**Data:**
>> START

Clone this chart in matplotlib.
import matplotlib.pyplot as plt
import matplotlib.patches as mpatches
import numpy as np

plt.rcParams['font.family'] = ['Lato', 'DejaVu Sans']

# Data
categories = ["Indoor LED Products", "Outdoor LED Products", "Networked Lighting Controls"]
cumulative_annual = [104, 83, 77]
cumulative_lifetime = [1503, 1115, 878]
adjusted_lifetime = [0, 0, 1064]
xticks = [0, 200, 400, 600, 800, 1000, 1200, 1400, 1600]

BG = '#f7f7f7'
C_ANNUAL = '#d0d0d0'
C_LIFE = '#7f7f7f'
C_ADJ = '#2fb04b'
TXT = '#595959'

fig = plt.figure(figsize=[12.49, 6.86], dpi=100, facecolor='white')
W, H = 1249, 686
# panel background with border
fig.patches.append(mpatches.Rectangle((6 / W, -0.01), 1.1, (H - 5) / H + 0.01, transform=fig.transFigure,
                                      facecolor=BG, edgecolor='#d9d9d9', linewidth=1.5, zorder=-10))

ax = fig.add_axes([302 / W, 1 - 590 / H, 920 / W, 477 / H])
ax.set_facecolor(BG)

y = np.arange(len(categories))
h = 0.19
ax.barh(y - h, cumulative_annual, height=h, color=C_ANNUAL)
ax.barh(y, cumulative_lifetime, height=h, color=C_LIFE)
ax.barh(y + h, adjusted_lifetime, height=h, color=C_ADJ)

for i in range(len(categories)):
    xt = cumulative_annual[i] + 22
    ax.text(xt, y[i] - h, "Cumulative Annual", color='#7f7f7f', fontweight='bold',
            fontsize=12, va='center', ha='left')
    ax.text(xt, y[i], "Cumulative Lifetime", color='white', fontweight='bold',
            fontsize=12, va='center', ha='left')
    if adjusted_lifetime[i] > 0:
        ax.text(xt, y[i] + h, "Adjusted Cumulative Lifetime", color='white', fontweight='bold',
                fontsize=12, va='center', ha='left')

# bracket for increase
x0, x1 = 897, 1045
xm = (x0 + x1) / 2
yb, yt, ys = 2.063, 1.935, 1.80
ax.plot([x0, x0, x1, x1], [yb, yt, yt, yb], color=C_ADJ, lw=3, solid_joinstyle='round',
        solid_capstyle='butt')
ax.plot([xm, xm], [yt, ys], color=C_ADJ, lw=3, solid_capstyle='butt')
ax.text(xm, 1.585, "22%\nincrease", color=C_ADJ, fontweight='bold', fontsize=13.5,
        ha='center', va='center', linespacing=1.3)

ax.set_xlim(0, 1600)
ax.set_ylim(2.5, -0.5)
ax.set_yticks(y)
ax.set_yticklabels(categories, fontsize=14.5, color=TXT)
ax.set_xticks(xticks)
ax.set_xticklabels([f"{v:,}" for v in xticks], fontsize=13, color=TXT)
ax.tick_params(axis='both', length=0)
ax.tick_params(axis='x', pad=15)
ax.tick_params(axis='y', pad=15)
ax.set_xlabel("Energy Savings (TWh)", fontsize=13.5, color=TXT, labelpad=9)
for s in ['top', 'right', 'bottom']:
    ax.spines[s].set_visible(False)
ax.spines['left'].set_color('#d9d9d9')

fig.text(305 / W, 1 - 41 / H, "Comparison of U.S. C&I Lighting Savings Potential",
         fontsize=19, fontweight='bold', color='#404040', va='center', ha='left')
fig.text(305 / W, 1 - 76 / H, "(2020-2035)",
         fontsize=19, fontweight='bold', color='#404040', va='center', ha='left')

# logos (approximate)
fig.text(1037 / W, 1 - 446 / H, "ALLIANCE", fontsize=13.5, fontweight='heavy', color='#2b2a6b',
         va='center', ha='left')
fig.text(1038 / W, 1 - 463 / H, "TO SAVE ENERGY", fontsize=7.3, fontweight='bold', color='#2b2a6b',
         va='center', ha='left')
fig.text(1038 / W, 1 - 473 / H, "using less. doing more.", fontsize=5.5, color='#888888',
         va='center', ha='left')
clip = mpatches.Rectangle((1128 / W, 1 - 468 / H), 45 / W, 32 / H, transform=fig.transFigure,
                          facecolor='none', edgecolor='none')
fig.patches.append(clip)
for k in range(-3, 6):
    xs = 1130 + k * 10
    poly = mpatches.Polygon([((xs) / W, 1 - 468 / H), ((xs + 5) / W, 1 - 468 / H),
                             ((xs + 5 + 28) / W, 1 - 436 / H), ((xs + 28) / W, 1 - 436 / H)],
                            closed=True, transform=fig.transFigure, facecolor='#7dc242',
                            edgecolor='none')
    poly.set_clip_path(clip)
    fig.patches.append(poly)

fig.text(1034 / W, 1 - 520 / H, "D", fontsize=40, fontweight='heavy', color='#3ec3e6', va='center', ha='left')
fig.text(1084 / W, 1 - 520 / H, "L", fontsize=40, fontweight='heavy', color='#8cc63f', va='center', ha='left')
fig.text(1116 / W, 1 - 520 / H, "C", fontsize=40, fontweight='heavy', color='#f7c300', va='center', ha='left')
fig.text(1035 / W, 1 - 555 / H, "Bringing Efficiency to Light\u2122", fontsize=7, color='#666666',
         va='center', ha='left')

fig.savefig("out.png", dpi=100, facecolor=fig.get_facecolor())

>> END
>> START

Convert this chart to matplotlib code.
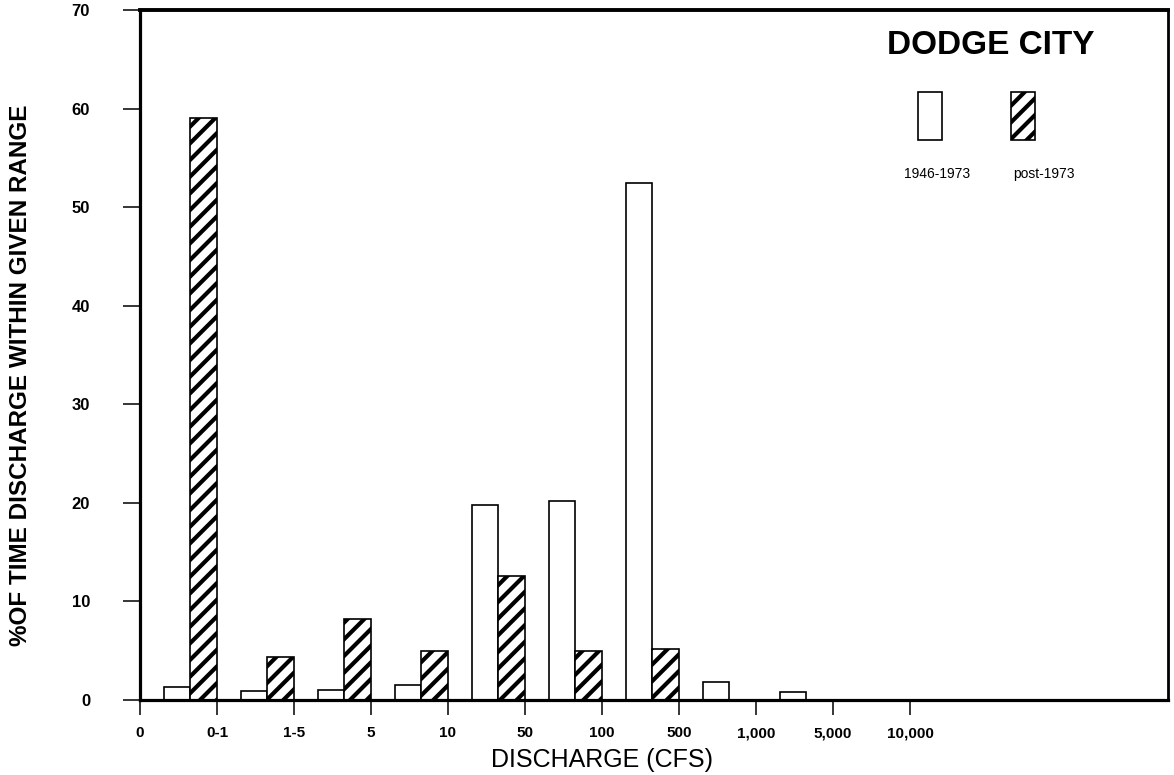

>> END

Extract every line from the records above that contains the word "matplotlib".

**Complete output:**
Clone this chart in matplotlib.
import matplotlib.pyplot as plt
import matplotlib.patches as mpatches
Convert this chart to matplotlib code.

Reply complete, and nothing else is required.